He’s Reached the Dark Side

To me, John McCain’s story is a sad one. As the Arizona GOP’s primary draws near, the difference in the polls– between McCain and J.D. Hayworth (his GOP contender)– have begun to close drastically. An April 17th poll concluded that Hayworth is within five points of catching up to McCain (and most political strategists would conclude that McCain’s chances of winning the primary are slim).

During the campaign, there was some truth to John McCain’s constant “maverick” rhetoric. He had been, at one point, a truly open-minded and progressive Republican. But as time has come and gone, he’s felt forced to move further and further to the right. His state is really a hot-spot right now because of its sudden ramp-up in anti-immigration law, and has triggered radical responses from both sides of the spectrum, all across the country.
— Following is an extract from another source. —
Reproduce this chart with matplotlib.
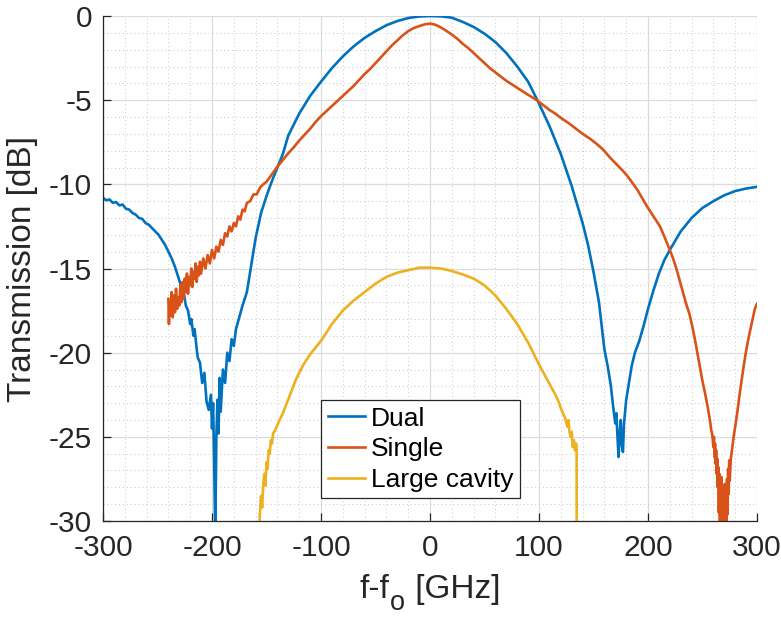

In 2006, at a point in time when he was revving up for presidential race and really trying to appeal to the conservative base, he had still not compromised all his values. With Sen. Ted Kennedy (the Liberal Lion), he proposed a bill (S1033) that would– in time– put illegal immigrants on the road to legal citizenship. Yet, now, in a sad, desperate attempt to get one, last term in the Senate, his ideology has weakened.

Watch this brand new campaign ad and express your thoughts below.


2 thoughts on “He’s Reached the Dark Side

  1. Ami, first of all, congrats. This blog is fantastic and really informative. Keep it up. Second, I agree that McCain’s political chameleon-ism is kind of sad but I’m not sure that the fence “plan” is such a bad one. If not, how do you stop illegal immigration? Doesn’t a senator have to be concerned with stopping something that is, by definition, illegal? This, of course, is a separate argument from the one about what to do with people already in the country illegally.

    • Danny, you may be right. After all, Israel has also built a wall — not to keep out illegal immigrants, but to keep out terrorists. And it has made a difference in Israel. (But it is sad on so many levels, too. A sad reality.)

      McCain is not a leader anymore. He’s led. He’s very, very much a follower. A desperate follower. Also sad.